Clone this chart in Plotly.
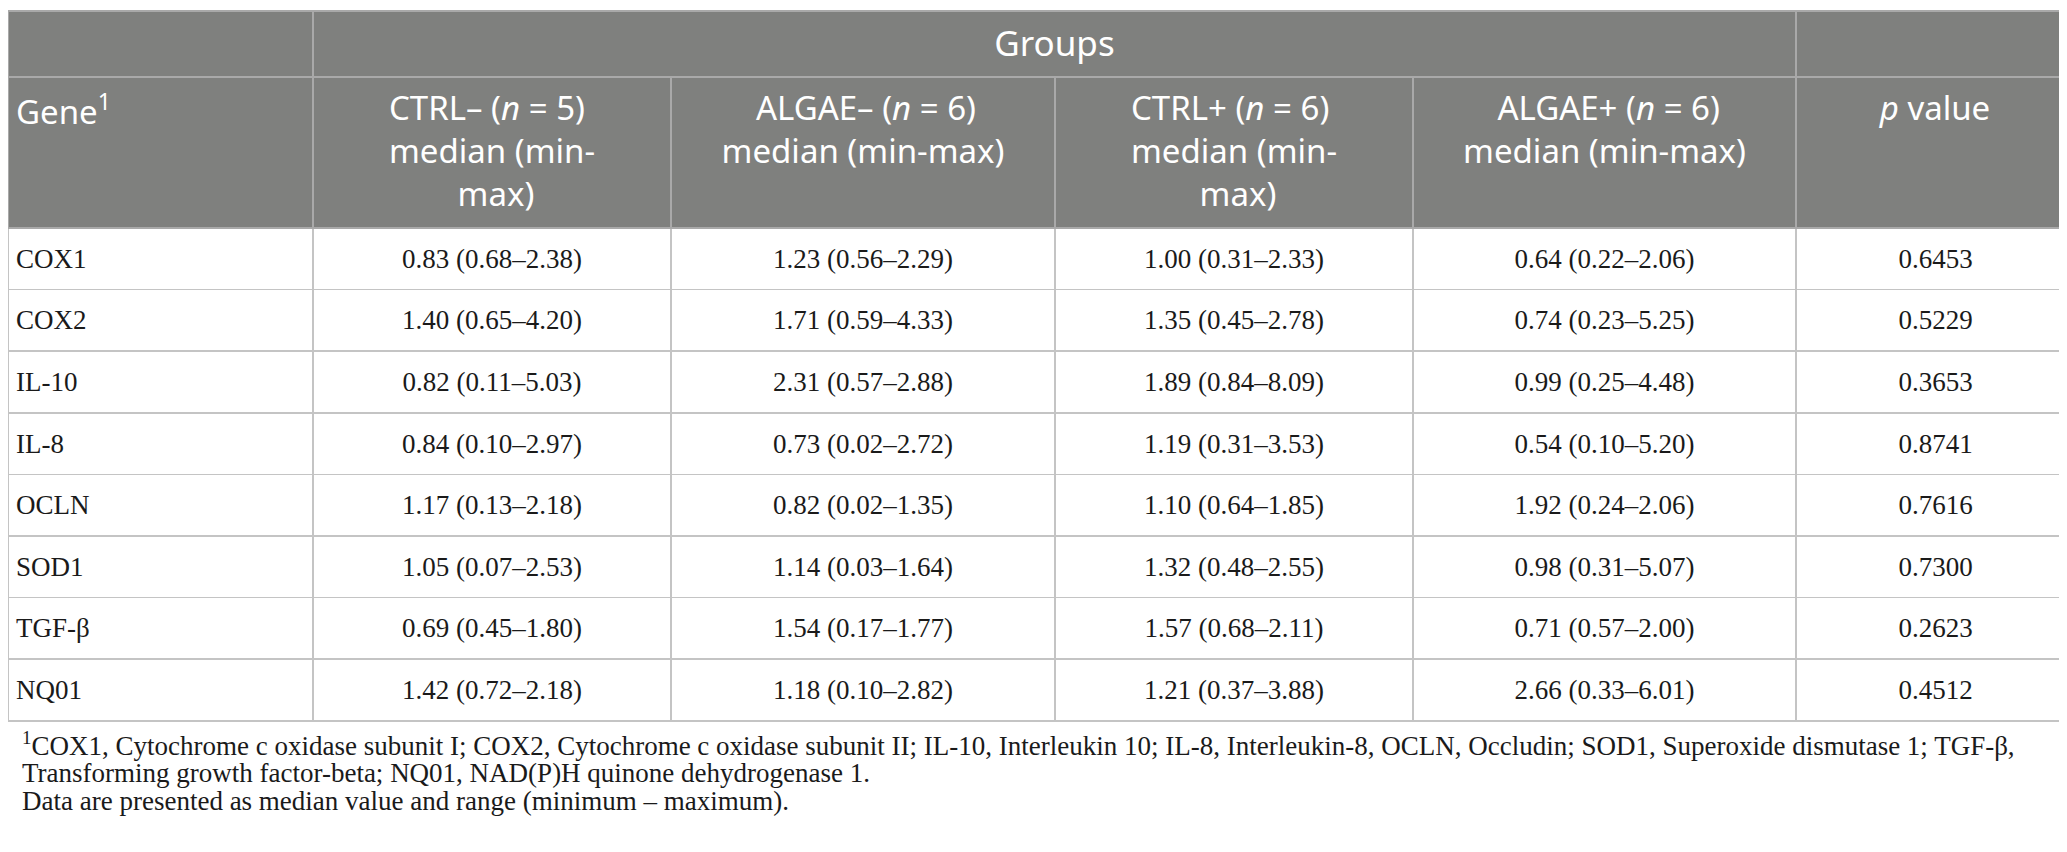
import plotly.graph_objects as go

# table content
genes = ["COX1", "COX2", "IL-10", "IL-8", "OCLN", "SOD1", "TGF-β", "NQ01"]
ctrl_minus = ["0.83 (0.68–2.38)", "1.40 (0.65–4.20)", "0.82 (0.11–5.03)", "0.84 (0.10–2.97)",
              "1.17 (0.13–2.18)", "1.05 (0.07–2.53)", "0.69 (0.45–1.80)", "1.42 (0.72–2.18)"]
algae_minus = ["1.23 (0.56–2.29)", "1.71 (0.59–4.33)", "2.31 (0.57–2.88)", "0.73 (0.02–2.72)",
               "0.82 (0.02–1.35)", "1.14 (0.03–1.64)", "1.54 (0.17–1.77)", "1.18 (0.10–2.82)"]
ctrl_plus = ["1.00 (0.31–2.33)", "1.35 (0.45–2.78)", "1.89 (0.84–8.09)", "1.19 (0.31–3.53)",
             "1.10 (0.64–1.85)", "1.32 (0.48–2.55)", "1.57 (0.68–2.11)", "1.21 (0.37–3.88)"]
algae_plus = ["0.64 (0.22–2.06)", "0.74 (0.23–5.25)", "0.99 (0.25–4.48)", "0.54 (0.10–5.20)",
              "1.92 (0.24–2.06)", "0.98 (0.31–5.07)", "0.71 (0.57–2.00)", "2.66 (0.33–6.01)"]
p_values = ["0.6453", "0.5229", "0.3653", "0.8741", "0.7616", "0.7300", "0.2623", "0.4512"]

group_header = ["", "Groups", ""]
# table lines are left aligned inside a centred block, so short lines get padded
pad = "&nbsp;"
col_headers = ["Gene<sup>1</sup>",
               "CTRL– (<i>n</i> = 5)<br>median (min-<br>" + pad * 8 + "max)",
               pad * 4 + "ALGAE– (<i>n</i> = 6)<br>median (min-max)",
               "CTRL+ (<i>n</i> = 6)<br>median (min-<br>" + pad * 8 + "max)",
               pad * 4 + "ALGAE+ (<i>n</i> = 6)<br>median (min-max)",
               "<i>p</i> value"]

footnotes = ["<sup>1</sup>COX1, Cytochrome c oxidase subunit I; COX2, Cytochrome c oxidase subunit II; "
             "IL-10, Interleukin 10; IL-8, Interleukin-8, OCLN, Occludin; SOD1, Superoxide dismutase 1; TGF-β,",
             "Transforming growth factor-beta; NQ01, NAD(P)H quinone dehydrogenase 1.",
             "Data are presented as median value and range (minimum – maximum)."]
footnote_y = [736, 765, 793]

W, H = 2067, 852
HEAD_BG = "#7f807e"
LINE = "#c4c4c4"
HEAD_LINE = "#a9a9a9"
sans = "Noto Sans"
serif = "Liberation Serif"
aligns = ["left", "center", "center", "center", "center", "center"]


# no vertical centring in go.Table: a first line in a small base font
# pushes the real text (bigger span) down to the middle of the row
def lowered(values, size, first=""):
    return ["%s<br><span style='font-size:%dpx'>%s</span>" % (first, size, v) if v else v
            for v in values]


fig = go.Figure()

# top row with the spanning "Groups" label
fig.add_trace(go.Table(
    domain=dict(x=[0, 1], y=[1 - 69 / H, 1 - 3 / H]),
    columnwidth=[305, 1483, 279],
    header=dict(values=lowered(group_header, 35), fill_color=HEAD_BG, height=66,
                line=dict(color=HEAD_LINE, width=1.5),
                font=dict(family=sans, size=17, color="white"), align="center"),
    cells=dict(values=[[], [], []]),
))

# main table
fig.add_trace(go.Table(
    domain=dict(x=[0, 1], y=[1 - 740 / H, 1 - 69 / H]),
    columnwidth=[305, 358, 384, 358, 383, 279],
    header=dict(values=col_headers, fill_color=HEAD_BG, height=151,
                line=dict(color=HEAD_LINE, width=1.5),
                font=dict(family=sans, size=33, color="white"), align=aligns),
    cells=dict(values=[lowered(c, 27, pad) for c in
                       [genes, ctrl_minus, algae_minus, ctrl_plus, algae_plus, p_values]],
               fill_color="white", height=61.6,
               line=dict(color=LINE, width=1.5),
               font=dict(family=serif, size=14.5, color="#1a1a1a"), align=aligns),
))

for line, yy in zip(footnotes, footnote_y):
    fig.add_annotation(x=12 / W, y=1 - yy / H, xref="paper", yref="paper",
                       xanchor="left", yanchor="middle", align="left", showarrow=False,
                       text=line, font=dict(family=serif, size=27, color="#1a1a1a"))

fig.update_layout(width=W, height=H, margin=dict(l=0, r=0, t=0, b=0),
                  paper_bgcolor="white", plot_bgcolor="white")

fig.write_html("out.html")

● Task
Without any pictures, reproduce the lines from the first one in the material through the line that has "import plotly.graph_objects as go", exactly as they appear.

● Task output
Clone this chart in Plotly.
import plotly.graph_objects as go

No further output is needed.